+++ SOURCE EXCERPT +++
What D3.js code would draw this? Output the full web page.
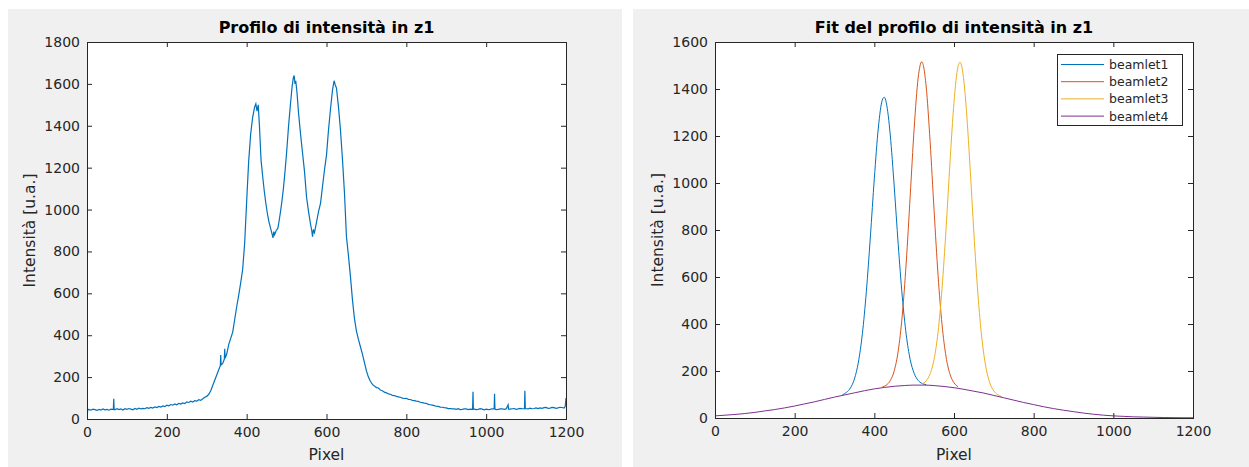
<!DOCTYPE html>
<html>
<head>
<meta charset="utf-8">
<script src="https://cdn.jsdelivr.net/npm/d3@7"></script>
<style>
  body { margin: 0; background: #fff; }
  svg { display: block; font-family: "DejaVu Sans", sans-serif; }
</style>
</head>
<body>
<div id="chart"></div>
<script>
const width = 1249;
const height = 467;

const profileX = [0, 2, 10, 15, 20, 25, 30, 35, 40, 45, 50, 55, 60, 66, 67, 68, 70, 75, 80, 85, 90, 95, 100, 105, 110, 115, 120, 125, 130, 135, 140, 145, 150,
    155, 160, 165, 170, 175, 180, 185, 190, 195, 200, 205, 210, 215, 220, 225, 230, 235, 240, 245, 250, 255, 260, 265, 270, 275, 280, 285, 290, 295, 300, 305, 310, 315, 320, 325,
    330, 334, 335, 336, 340, 344, 345, 346, 350, 355, 360, 365, 370, 375, 380, 385, 390, 395, 400, 405,
    410, 415, 420, 423, 426, 429, 432, 436, 440, 444, 448, 452, 456, 460, 464, 466, 468, 470, 474, 478,
    480, 484, 488, 492, 496, 500, 505, 510, 514, 517, 519, 521, 523, 526, 530, 535, 540, 545, 550, 555,
    560, 563, 565, 567, 570, 575, 580, 585, 590, 595, 600, 605, 610, 615, 619, 622, 625, 630, 635, 640,
    645, 650, 655, 660, 665, 670, 675, 680, 685, 690, 695, 700, 705, 710, 715, 720, 725, 730, 735, 740, 745, 750, 755, 760, 765, 770,
    775, 780, 785, 790, 795, 800, 805, 810, 815, 820, 825, 830, 835, 840, 845, 850, 855, 860, 865, 870, 875, 880, 885, 890, 895, 900, 905, 910, 915, 920, 925, 930, 935, 940, 945, 950, 955, 960, 966,
    967, 968, 975, 980, 985, 990, 995, 1000, 1005, 1010, 1015, 1020, 1021, 1022, 1025, 1030, 1035, 1040, 1045, 1050, 1055, 1056, 1060, 1065, 1070, 1075, 1080, 1085, 1090, 1096, 1097,
    1098, 1105, 1110, 1115, 1120, 1125, 1130, 1135, 1140, 1145, 1150, 1155, 1160, 1165, 1170, 1175, 1180, 1185, 1190, 1195, 1198, 1200];
const profileY = [10, 46, 42, 47, 45, 41, 46, 43, 48, 44, 46, 42, 47, 45, 97, 48, 44, 49, 45, 48, 43, 49, 46, 50, 47, 44, 50, 46, 52, 48, 51, 49, 54,
    51, 55, 52, 58, 55, 60, 57, 62, 59, 66, 63, 69, 66, 72, 68, 74, 71, 77, 74, 82, 79, 85, 81, 88, 85, 92, 89, 97, 104, 108, 118, 135, 160, 185, 210,
    235, 255, 305, 258, 265, 285, 335, 290, 310, 355, 385, 415, 475, 536, 590, 650, 715, 840, 1040, 1230,
    1360, 1440, 1490, 1505, 1470, 1500, 1400, 1237, 1160, 1090, 1030, 980, 940, 910, 880, 865, 895, 880, 900, 910,
    930, 980, 1035, 1100, 1180, 1270, 1400, 1510, 1590, 1630, 1640, 1600, 1615, 1560, 1460, 1360, 1270, 1180, 1060, 990,
    930, 900, 870, 905, 890, 940, 990, 1030, 1110, 1190, 1260, 1380, 1480, 1570, 1615, 1595, 1580, 1490, 1380, 1240,
    1080, 870, 780, 680, 570, 480, 420, 380, 345, 310, 270, 230, 200, 180, 165, 158, 150, 148, 138, 135, 128, 125, 120, 118, 113, 112,
    108, 106, 104, 100, 98, 99, 94, 93, 89, 88, 85, 84, 80, 78, 76, 75, 70, 68, 66, 64, 61, 60, 57, 56, 54, 53, 50, 50, 48, 48, 46, 49, 45, 46, 48, 48, 45, 47, 46,
    130, 48, 45, 46, 49, 47, 44, 47, 45, 46, 49, 48, 120, 47, 45, 46, 48, 49, 46, 48, 68, 47, 47, 49, 50, 46, 48, 51, 49, 50, 135,
    50, 48, 52, 49, 50, 53, 50, 53, 51, 54, 55, 51, 52, 55, 54, 51, 53, 56, 55, 52, 60, 100];

// fitted beamlets
const beamlet1X = [320, 330, 340, 350, 360, 370, 380, 390, 400, 410, 420, 425, 430, 440, 450, 460, 470, 480, 490, 500, 510, 520, 530];
const beamlet1Y = [99, 109, 128, 166, 238, 359, 539, 770, 1020, 1234, 1353, 1365, 1342, 1204, 983, 738, 519, 355, 249, 190, 160, 147, 142];
const beamlet2X = [420, 430, 440, 450, 460, 470, 480, 490, 500, 510, 519, 530, 540, 550, 560, 570, 580, 590, 600, 610];
const beamlet2Y = [132, 140, 159, 201, 286, 435, 660, 944, 1233, 1447, 1516, 1413, 1177, 883, 607, 397, 261, 186, 150, 133];
const beamlet3X = [520, 530, 540, 550, 560, 570, 580, 590, 600, 610, 615, 620, 630, 640, 650, 660, 670, 680, 690, 700, 710, 720];
const beamlet3Y = [146, 158, 188, 250, 366, 552, 804, 1089, 1344, 1495, 1514, 1492, 1336, 1076, 785, 528, 338, 217, 149, 115, 99, 91];
const beamlet4X = [0, 25, 50, 75, 100, 125, 150, 175, 200, 225, 250, 275, 300, 325, 350, 375, 400, 425, 450, 475,
    500, 525, 550, 575, 600, 625, 650, 675, 700, 725, 750, 775, 800, 825, 850, 875, 900, 925, 950, 975,
    1000, 1025, 1050, 1075, 1100, 1125, 1150, 1175, 1200];
const beamlet4Y = [9, 12, 15, 19, 24, 30, 36, 43, 51, 60, 69, 79, 89, 98, 107, 116, 124, 130, 135, 138,
    140, 140, 138, 134, 129, 122, 114, 106, 96, 86, 76, 66, 57, 48, 40, 33, 27, 21, 16, 12,
    9, 7, 5, 4, 3, 2, 1.5, 1, 1];

const seriesNames = ["beamlet1", "beamlet2", "beamlet3", "beamlet4"];
const seriesColors = ["#0072BD", "#D95319", "#EDB120", "#7E2F8E"];

const xTicks = [0, 200, 400, 600, 800, 1000, 1200];
const yTicksLeft = [0, 200, 400, 600, 800, 1000, 1200, 1400, 1600, 1800];
const yTicksRight = [0, 200, 400, 600, 800, 1000, 1200, 1400, 1600];

const ink = "#262626";

const svg = d3.select("#chart")
    .append("svg")
    .attr("width", width)
    .attr("height", height);

svg.append("rect").attr("width", width).attr("height", height).attr("fill", "#fff");

function drawPanel(opt) {
    svg.append("rect")
        .attr("x", opt.bg[0]).attr("y", opt.bg[1])
        .attr("width", opt.bg[2]).attr("height", opt.bg[3])
        .attr("fill", "#f0f0f0");

    const x = d3.scaleLinear().domain([0, 1200]).range([opt.left, opt.right]);
    const y = d3.scaleLinear().domain([0, opt.yMax]).range([opt.bottom, opt.top]);

    const g = svg.append("g");
    g.append("rect")
        .attr("x", opt.left).attr("y", opt.top)
        .attr("width", opt.right - opt.left).attr("height", opt.bottom - opt.top)
        .attr("fill", "#fff");

    const clipId = "clip" + opt.id;
    svg.append("clipPath").attr("id", clipId)
        .append("rect")
        .attr("x", opt.left).attr("y", opt.top - 2)
        .attr("width", opt.right - opt.left + 1).attr("height", opt.bottom - opt.top + 2);

    const plot = g.append("g").attr("clip-path", "url(#" + clipId + ")");

    // axes, ticks pointing inwards like matlab
    const fmt = d3.format("d");
    const styleAxis = sel => {
        sel.select(".domain").remove();
        sel.selectAll("line").attr("stroke", ink);
        sel.selectAll("text").attr("fill", ink).style("font-size", "14px")
            .style("font-family", "DejaVu Sans, sans-serif");
    };
    g.append("g").attr("transform", "translate(0," + opt.bottom + ")")
        .call(d3.axisBottom(x).tickValues(xTicks).tickFormat(fmt).tickSize(-5).tickPadding(8))
        .call(styleAxis);
    g.append("g").attr("transform", "translate(0," + opt.top + ")")
        .call(d3.axisTop(x).tickValues(xTicks).tickSize(-5).tickFormat(""))
        .call(styleAxis);
    g.append("g").attr("transform", "translate(" + opt.left + ",0)")
        .call(d3.axisLeft(y).tickValues(opt.yTicks).tickFormat(fmt).tickSize(-5).tickPadding(7))
        .call(styleAxis);
    g.append("g").attr("transform", "translate(" + opt.right + ",0)")
        .call(d3.axisRight(y).tickValues(opt.yTicks).tickSize(-5).tickFormat(""))
        .call(styleAxis);

    g.append("rect")
        .attr("x", opt.left + 0.5).attr("y", opt.top + 0.5)
        .attr("width", opt.right - opt.left).attr("height", opt.bottom - opt.top)
        .attr("fill", "none").attr("stroke", ink).attr("stroke-width", 1);

    g.append("text")
        .attr("x", (opt.left + opt.right) / 2).attr("y", 33)
        .attr("text-anchor", "middle")
        .style("font-size", "16px").style("font-weight", "bold")
        .attr("fill", "#000")
        .text(opt.title);

    g.append("text")
        .attr("x", (opt.left + opt.right) / 2).attr("y", 460)
        .attr("text-anchor", "middle")
        .style("font-size", "15.5px").attr("fill", ink)
        .text("Pixel");

    g.append("text")
        .attr("transform", "translate(" + (opt.left - 52) + "," + ((opt.top + opt.bottom) / 2) + ") rotate(-90)")
        .attr("text-anchor", "middle")
        .style("font-size", "15.5px").attr("fill", ink)
        .text("Intensità [u.a.]");

    return { x, y, plot };
}

// left panel: measured profile
const p1 = drawPanel({
    id: 1, bg: [8, 9, 614, 458],
    left: 87, right: 566, top: 42, bottom: 419,
    yMax: 1800, yTicks: yTicksLeft,
    title: "Profilo di intensità in z1"
});

const profile = profileX.map((d, i) => [d, profileY[i]]);
p1.plot.append("path")
    .datum(profile)
    .attr("fill", "none")
    .attr("stroke", seriesColors[0])
    .attr("stroke-width", 1.2)
    .attr("d", d3.line().x(d => p1.x(d[0])).y(d => p1.y(d[1])));

// right panel: fitted beamlets
const p2 = drawPanel({
    id: 2, bg: [633, 9, 616, 458],
    left: 715, right: 1193, top: 42, bottom: 418,
    yMax: 1600, yTicks: yTicksRight,
    title: "Fit del profilo di intensità in z1"
});

const fits = [
    [beamlet1X, beamlet1Y],
    [beamlet2X, beamlet2Y],
    [beamlet3X, beamlet3Y],
    [beamlet4X, beamlet4Y]
].map(s => s[0].map((d, i) => [d, s[1][i]]));

const fitLine = d3.line()
    .curve(d3.curveMonotoneX)
    .x(d => p2.x(d[0]))
    .y(d => p2.y(d[1]));

// broad background drawn last so it sits on top at the joins
[0, 1, 2, 3].forEach(i => {
    p2.plot.append("path")
        .datum(fits[i])
        .attr("fill", "none")
        .attr("stroke", seriesColors[i])
        .attr("stroke-width", 1)
        .attr("d", fitLine);
});

// legend
const legend = svg.append("g");
legend.append("rect")
    .attr("x", 1057.5).attr("y", 54.5)
    .attr("width", 125).attr("height", 71)
    .attr("fill", "#fff").attr("stroke", ink);

seriesNames.forEach((name, i) => {
    const ly = 64.5 + i * 17.2;
    legend.append("line")
        .attr("x1", 1061).attr("x2", 1104)
        .attr("y1", ly).attr("y2", ly)
        .attr("stroke", seriesColors[i]).attr("stroke-width", 1);
    legend.append("text")
        .attr("x", 1109).attr("y", ly + 4.5)
        .style("font-size", "12.5px").attr("fill", ink)
        .text(name);
});
</script>
</body>
</html>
+++
JOB: Repeat the listing above from its first line through the line that contains "const height = 467;", both included, and nothing more. Drop the pictures.

ANSWER FOR THE TASK:
What D3.js code would draw this? Output the full web page.
<!DOCTYPE html>
<html>
<head>
<meta charset="utf-8">
<script src="https://cdn.jsdelivr.net/npm/d3@7"></script>
<style>
  body { margin: 0; background: #fff; }
  svg { display: block; font-family: "DejaVu Sans", sans-serif; }
</style>
</head>
<body>
<div id="chart"></div>
<script>
const width = 1249;
const height = 467;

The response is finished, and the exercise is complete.